Yvonne Sonsino is Partner and Global Co-leader on “Next Stage” at Mercer. Her current focus is on the organisational implications of macro trends such as increasing longevity, 4IR future of work scenarios and sustaining a truly inclusive workforce. Mercer’s Next Stage platform examines the coalescence of living and working longer, and how organisations can harness the longevity dividend as we move into an increasingly digital age. Multigenerational fairness plays a big part here.

She co-chaired the UK Govt. Department for Work and Pensions Fuller Working Lives Business Strategy Group, working with employers to recruit, retain and retrain older workers, which published its policy document in 2017. Her first book, The New Rules of Living Longer, was published in November 2015, with a foreword from the UK Pensions Minister. She is an advisor to the Healthy Ageing challenge fund and currently working on a global dialogue series called “Redesigning Retirement for the 100 year life” with the World Economic Forum.

She has worked in senior HR and HR Consulting roles for 30 years, living in the Middle East and Europe and working with global organisations on strategic HR and people programme design. She holds Masters Degrees in Psychology and Business Research and is a Fellow of The Pensions Management Institute, previously an author of their International Diploma syllabus. She is a Director in the creative arts education sector and is trained in advanced design thinking methodology.

Caroline Waters

With a distinguished record on equality, inclusion, and human resources, Caroline is Deputy Chair of the EHRC, Vice President of Carers UK, Trustee of the RSPCA and Founder of CW Consulting Box. As Director of People & Policy at BT, she routinely set the agenda; demonstrating real thought leadership.

An influential leader and practitioner in the original movement to create new ways of working and a leader of the nascent flexible working agenda, Caroline continues to build more inclusive approaches to work. She is a Director of Wilson James and a member of the Leaders as Change Agents Board. Caroline was listed in the Top 100 Disability Power List 2019, awarded HR Director of the Year 2009, as well as one of the most influential HR practitioners of the last decade by HR Magazine Excellence Awards 2015 and an HR Mover and Shaper in 2019.

Caroline routinely works with and advises policy makers. She contributed to the Department of Work and Pensions publication ‘Disability and Health Employment Strategy: the Discussion so Far’ chairing the Task and Finish Group on Young Disabled People and Employment. She Co-Chaired the Department of Health, Task and Finish Group which launched ‘Supporting Working Carers: The Benefits to Families, Business and the Economy’ in autumn 2013. She also chaired Employers for Carers, Employers’ Forum on Belief, Employers for Fathers and Lone Parents working group.

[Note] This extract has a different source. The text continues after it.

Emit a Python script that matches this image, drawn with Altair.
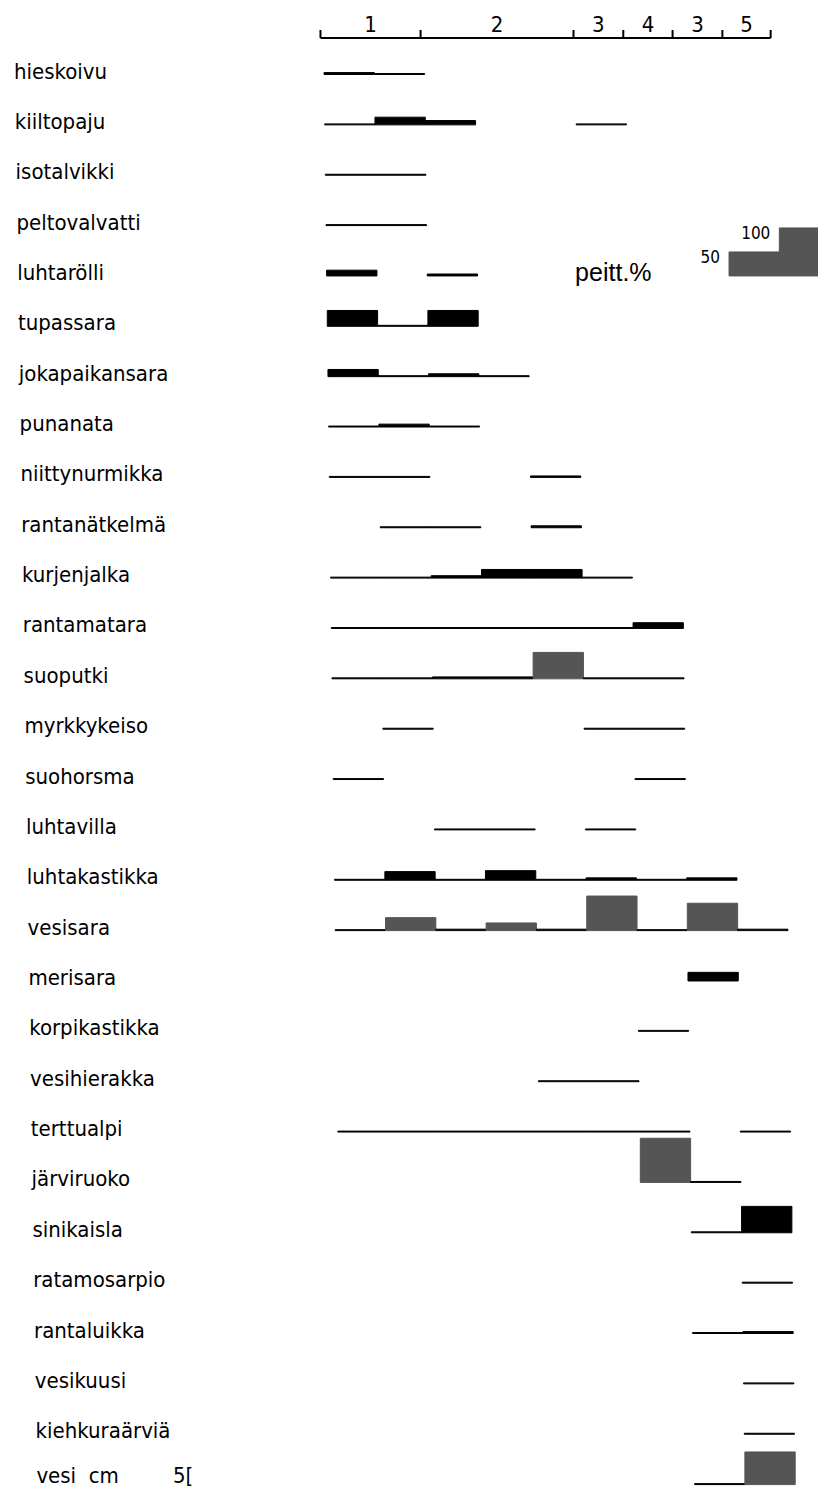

She was awarded the OBE for services to progressive HR practice, diversity, and equal opportunities in the New Year’s list in 2010. Caroline’s was recognized by Race for Opportunity’s Best Ethnic Minority Recruitment Programme. BT is the only company to top seven leading diversity benchmarks at the same time, during three consecutive years.

As Founder of CW Consulting Box Ltd. Caroline provides high-level support and guidance across the private, public and charitable sector, including Board Effectiveness reviews, Board coaching, Business and strategic HR guidance, OD design, flexible working strategies, behavioural action planning, capacity building and strategic communications.

Sir Steve Webb

Steve Webb was Minister of State for Pensions between 2010 and 2015, the longest-serving holder of the post. During that time he implemented major reforms to the state pension system, oversaw the successful introduction of automatic enrolment and played a key role in the new pension freedoms implemented in April 2015.

Steve was a Liberal Democrat MP from 1997 to 2015. Before this he was professor of social policy at Bath University for two years, having previously worked for nine years as an economist at the Institute for Fiscal Studies. Steve graduated with a first class honours degree in PPE from Oxford University in 1986. He was awarded a knighthood in the New Year’s honours in 2017.

Following his time in Parliament he worked for Royal London for four years before joining LCP as a partner in 2020.